In 2011 I wrote a news story for the Daily Telegraph sports section which has since been followed up all over the world. It contained Bernie Ecclestone's admission that £26.9m ($44m) had been paid by him and his Bambino family trust to former banker Gerhard Gribkowsky. Ecclestone said the money had been paid because Gribkowsky threatened to tell the UK tax authorities that he controlled the trust – an allegation which could have cost him hundreds of millions of Pounds. Now, in another article for the Telegraph, I reveal that this was not the first time this allegation had been made. It had previously come from the well-known duo of Williams and McLaren.
The accusation by Williams and McLaren was made in legal action they took in 2004 against their former lawyers, Linklaters and Baker & McKenzie. The litigation concerned a stake in F1 that the teams believed they were entitled to get in return for agreeing to stay in the sport by signing the 1998 Concorde Agreement.
Williams and McLaren were the last teams to sign the 1998 Concorde Agreement and were persuaded to do so on the promise of receiving a share in the flotation or sale of F1. After a proposed flotation was abandoned, Bambino sold stakes in F1's holding company SLEC but the two teams did not receive a penny from it. They claimed that the law firms acted negligently in negotiating and preparing their contracts which are understood to have referred to Formula One Holdings (FOH) rather than its parent company SLEC.
Williams and McLaren didn't just put pressure on their former lawyers but also on Ecclestone himself. This came to light in the recent court case brought against Ecclestone by German media rights firm Constantin Medien. It claims that the £26.9m payment to Gribkowsky was a bribe and that it lost out as a result.

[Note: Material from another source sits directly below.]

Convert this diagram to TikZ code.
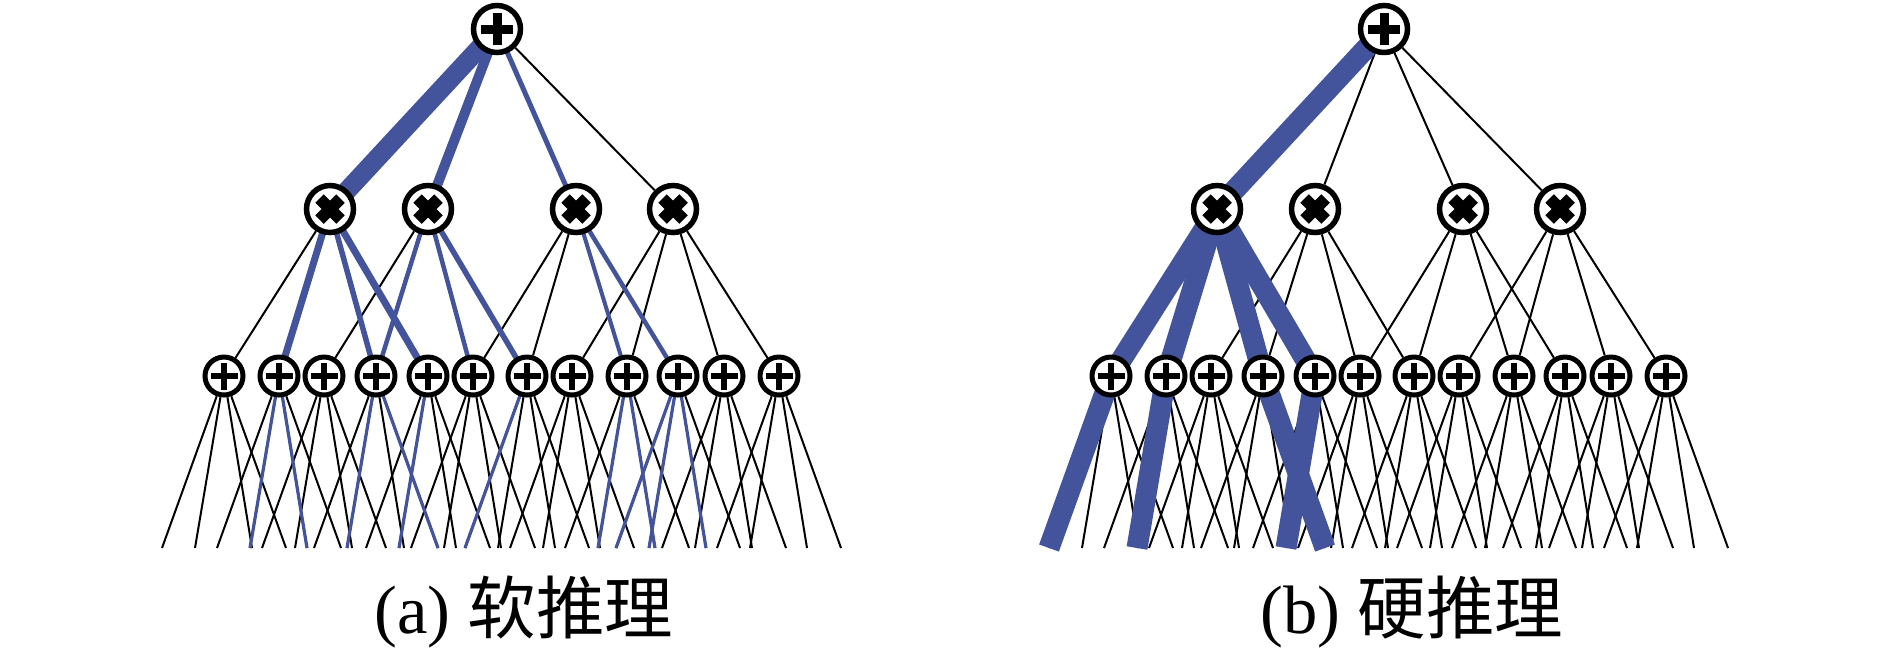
\documentclass[tikz,border=0pt]{standalone}
\usepackage{fontspec}
\setmainfont{Liberation Serif}
\newfontfamily\cjk{Noto Sans CJK SC}
\usetikzlibrary{backgrounds}
\definecolor{spnblue}{RGB}{68,84,156}

\begin{document}
\begin{tikzpicture}[x=0.1mm, y=-0.1mm,
    plusmark/.style 2 args={path picture={
        \draw[line width=#2] (path picture bounding box.center) ++(-#1,0pt) -- ++(2*#1,0pt)
             (path picture bounding box.center) ++(0pt,-#1) -- ++(0pt,2*#1);}},
    timesmark/.style 2 args={path picture={
        \draw[line width=#2] (path picture bounding box.center) ++(-#1,-#1) -- ++(2*#1,2*#1)
             (path picture bounding box.center) ++(-#1,#1) -- ++(2*#1,-2*#1);}},
    rootnode/.style={circle, draw, fill=white, line width=0.55mm, inner sep=0pt,
                     minimum size=4.7mm, plusmark={1.6mm}{0.9mm}},
    prodnode/.style={circle, draw, fill=white, line width=0.55mm, inner sep=0pt,
                     minimum size=4.7mm, timesmark={1.05mm}{1.2mm}},
    sumnode/.style={circle, draw, fill=white, line width=0.5mm, inner sep=0pt,
                    minimum size=3.8mm, plusmark={1.35mm}{0.65mm}},
    wire/.style={draw=black, line width=0.2mm},
    softwire/.style={draw=spnblue, line width=#1},
    hardwire/.style={draw=spnblue, line width=2.1mm},
    captiontext/.style={font=\fontsize{19.5}{23}\selectfont, inner sep=0pt},
]
\useasboundingbox (0,0) rectangle (1890,657);

% both networks share the same skeleton
\foreach \p/\dx in {a/0, b/887} {
  % root sum node
  \node[rootnode] (\p-root) at (\dx+497, 29) {};
  % product layer
  \foreach \j/\mx in {1/330, 2/428, 3/576, 4/673}
    \node[prodnode] (\p-p\j) at (\dx+\mx, 209) {};
  % sum layer and its indicator ends
  \foreach \i/\lx in {1/224, 2/279, 3/324, 4/376, 5/428, 6/473,
                      7/527, 8/572, 9/627, 10/678, 11/724, 12/779} {
    \node[sumnode] (\p-s\i) at (\dx+\lx, 376) {};
    \foreach \k/\off in {1/-62, 2/-29, 3/28, 4/62}
      \coordinate (\p-s\i-\k) at (\dx+\lx+\off, 548);
  }
  % plain connections
  \begin{scope}[on background layer]
    \foreach \j in {1,...,4}
      \draw[wire] (\p-root) -- (\p-p\j);
    \foreach \j/\kids in {1/{1,2,4,5}, 2/{3,4,6,7}, 3/{6,7,9,10}, 4/{8,9,11,12}}
      \foreach \i in \kids
        \draw[wire] (\p-p\j) -- (\p-s\i);
    \foreach \i in {1,...,12}
      \foreach \k in {1,...,4}
        \draw[wire] (\p-s\i) -- (\p-s\i-\k);
  \end{scope}
}

% (a) soft inference paths
\begin{scope}[on background layer]
  \draw[softwire=1.9mm] (a-root.center) -- (a-p1.center);
  \draw[softwire=1mm] (a-root.center) -- (a-p2.center);
  \draw[softwire=0.5mm] (a-root.center) -- (a-p3.center);
  \draw[softwire=0.7mm] (a-p1.center) -- (a-s2.center);
  \draw[softwire=0.55mm] (a-p1.center) -- (a-s4.center);
  \draw[softwire=0.7mm] (a-p1.center) -- (a-s5.center);
  \draw[softwire=0.45mm] (a-p2.center) -- (a-s4.center);
  \draw[softwire=0.45mm] (a-p2.center) -- (a-s6.center);
  \draw[softwire=0.55mm] (a-p2.center) -- (a-s7.center);
  \draw[softwire=0.4mm] (a-p3.center) -- (a-s9.center);
  \draw[softwire=0.45mm] (a-p3.center) -- (a-s10.center);
  \foreach \i/\k in {2/2, 2/3, 4/2, 4/4, 5/2, 7/1, 9/2, 9/3, 10/1, 10/2, 10/3}
    \draw[softwire=0.32mm] (a-s\i.center) -- (a-s\i-\k);
\end{scope}

% (b) hard inference path
\begin{scope}[on background layer]
  \draw[hardwire] (b-root.center) -- (b-p1.center);
  \foreach \i/\k in {1/1, 2/2, 4/4, 5/2}
    \draw[hardwire] (b-p1.center) -- (b-s\i.center) -- (b-s\i-\k);
\end{scope}

% captions
\node[captiontext] (capa) at (524, 612) {(a) {\cjk 软推理}};
\node[captiontext] (capb) at (1412, 612) {(b) {\cjk 硬推理}};

\end{tikzpicture}
\end{document}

Gribkowsky was chief risk officer for German bank BayernLB which owned a 47.2% stake in F1. It was sold in 2006 to the private equity firm CVC and the £26.9m was paid to Gribkowsky after that. Constantin believes that he got the money in return for steering the sale to CVC which it claims was Ecclestone's preferred bidder as it had agreed to retain him as F1's boss. CVC paid £497m ($814m) but Constantin says other buyers would have paid more and it took legal action as it had an agreement to share in the proceeds if the stake sold for more than £672m ($1.1bn).
In contrast, Ecclestone says that the money was paid after Gribkowsky threatened to tell the UK tax authorities that he controlled Bambino. It would have been a damaging claim to make because the trust is based offshore whereas Ecclestone is a UK resident. Accordingly, Ecclestone would be liable to pay tax on the estimated £2.4bn ($4bn) in the trust if he was found to be in control of it which he strongly denies.

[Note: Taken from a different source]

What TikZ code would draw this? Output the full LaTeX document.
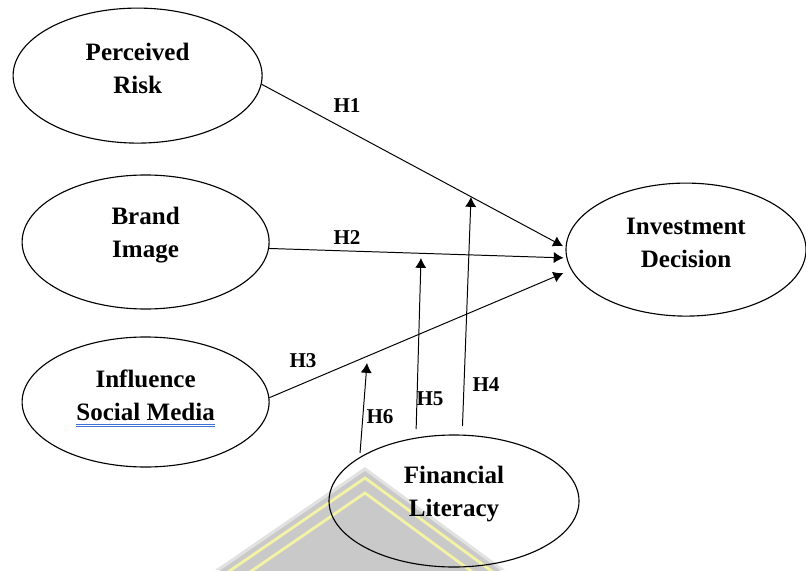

Ecclestone made this point in the witness statement he gave in the 2004 legal action brought by Williams and McLaren. This was read out in court by Constantin's barrister Philip Marshall. It said 'I have been told by solicitors acting for Linklaters in this matter that the claimants,' and that's referring to Williams and McLaren, 'through their statement of case and their witness statements allege that I controlled at all material times,' and they're saying from 1997 and 1998 and thereafter, 'the Ecclestone family trust and/or SLEC and that the separation which I maintain from the trust and those advising the trust and SLEC was, in effect, a charade or window dressing. I can confirm that such suggestions or allegations are a nonsense.'"
Ecclestone's view was supported by a witness statement from Gribkowsky and, as I point out in the Telegraph, this is one of Constantin's key pieces of evidence. Gribkowsky's witness statement was also read out by Marshall and it said "I have never seen any sign or indication that Mr Ecclestone exerts any control or influence, or has attempted to exert any control or influence, over... the trustees of the Ecclestone family trust."
On hearing Gribkowsky's witness statement the judge, Mr Justice Newey, said last month: "to think you can get $40-something million in circumstances where a few months earlier you have said exactly the contrary is not easy." However, Gribkowsky's witness statement has been called into question by none other than his own lawyer Daniel Amelung who recently told the BBC's Newsnight programme "it's an open secret that Ecclestone is the deciding man behind Bambino."
Not only is this a repetition of the allegation which underpins Ecclestone's argument but it also shows how meaningless Gribkowsky's witness statement is as it said the opposite to this. No doubt this is one of the conundrums occupying Mr Justice Newey. He is currently deliberating over the judgement in the trial and a verdict is expected in the next two months.